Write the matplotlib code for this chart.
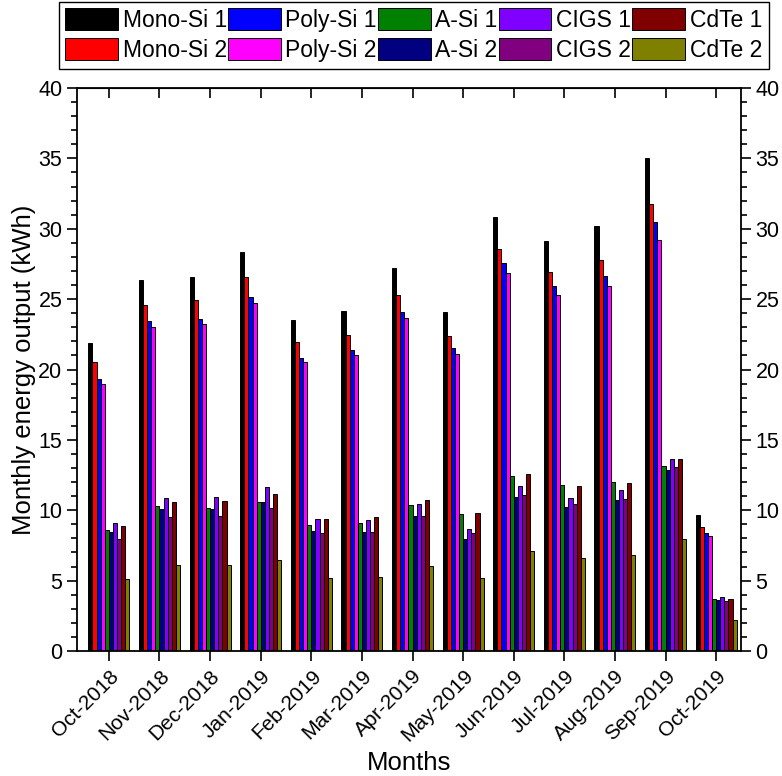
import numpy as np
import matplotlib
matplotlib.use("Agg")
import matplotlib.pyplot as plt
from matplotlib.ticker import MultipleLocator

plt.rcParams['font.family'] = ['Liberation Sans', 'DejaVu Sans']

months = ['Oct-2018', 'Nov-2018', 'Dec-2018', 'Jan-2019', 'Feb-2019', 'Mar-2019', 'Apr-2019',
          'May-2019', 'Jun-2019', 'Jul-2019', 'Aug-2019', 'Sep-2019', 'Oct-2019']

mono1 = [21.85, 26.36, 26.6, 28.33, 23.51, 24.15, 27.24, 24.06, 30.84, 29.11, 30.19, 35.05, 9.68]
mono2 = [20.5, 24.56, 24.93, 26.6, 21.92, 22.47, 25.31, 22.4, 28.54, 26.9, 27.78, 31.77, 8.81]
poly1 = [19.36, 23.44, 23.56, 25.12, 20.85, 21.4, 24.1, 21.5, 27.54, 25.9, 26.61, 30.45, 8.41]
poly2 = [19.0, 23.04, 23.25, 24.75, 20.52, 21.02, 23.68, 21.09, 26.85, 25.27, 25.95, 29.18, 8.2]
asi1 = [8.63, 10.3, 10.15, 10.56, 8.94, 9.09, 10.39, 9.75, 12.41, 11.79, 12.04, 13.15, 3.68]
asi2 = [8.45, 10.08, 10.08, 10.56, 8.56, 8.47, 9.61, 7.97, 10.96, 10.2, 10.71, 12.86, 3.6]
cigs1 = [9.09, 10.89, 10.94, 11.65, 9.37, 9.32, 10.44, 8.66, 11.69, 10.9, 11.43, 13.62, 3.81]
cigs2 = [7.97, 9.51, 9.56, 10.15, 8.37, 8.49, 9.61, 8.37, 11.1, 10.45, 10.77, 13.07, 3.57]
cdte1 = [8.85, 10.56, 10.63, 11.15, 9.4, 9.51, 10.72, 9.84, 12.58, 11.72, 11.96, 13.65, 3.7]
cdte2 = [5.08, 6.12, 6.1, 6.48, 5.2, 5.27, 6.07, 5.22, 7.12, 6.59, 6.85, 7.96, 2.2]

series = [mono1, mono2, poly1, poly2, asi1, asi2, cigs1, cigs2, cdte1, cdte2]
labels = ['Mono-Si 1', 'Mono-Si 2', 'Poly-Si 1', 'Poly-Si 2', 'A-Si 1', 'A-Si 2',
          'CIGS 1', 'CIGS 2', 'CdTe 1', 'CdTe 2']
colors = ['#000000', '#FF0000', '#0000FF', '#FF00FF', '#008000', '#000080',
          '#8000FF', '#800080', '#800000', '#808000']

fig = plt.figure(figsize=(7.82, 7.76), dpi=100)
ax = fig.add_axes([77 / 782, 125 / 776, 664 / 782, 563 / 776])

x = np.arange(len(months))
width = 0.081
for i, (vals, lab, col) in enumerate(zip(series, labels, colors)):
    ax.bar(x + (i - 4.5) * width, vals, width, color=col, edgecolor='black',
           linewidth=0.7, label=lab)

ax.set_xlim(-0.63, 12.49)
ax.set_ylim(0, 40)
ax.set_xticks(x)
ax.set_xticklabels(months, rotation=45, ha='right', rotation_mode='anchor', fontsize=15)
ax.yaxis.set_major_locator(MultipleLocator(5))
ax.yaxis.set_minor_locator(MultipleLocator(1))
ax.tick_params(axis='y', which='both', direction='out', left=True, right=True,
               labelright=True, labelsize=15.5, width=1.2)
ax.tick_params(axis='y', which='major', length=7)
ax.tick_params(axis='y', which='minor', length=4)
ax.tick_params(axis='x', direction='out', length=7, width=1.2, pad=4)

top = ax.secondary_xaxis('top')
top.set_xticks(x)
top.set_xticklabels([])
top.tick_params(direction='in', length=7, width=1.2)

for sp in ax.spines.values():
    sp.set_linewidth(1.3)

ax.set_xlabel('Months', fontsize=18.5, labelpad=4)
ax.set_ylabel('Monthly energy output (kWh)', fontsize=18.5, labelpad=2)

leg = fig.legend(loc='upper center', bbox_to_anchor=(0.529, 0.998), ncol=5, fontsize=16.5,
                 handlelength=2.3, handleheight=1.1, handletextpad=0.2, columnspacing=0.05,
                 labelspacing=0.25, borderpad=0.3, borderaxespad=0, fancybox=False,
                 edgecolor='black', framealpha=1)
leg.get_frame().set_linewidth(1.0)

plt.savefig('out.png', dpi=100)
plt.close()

────

*Set task*. Exactly as written, please give again the lines from the beginning of the listing through the line containing "plt.rcParams['font.family'] = ['Liberation", inclusive, without any pictures.

*Solution to this exercise*.
Write the matplotlib code for this chart.
import numpy as np
import matplotlib
matplotlib.use("Agg")
import matplotlib.pyplot as plt
from matplotlib.ticker import MultipleLocator

plt.rcParams['font.family'] = ['Liberation Sans', 'DejaVu Sans']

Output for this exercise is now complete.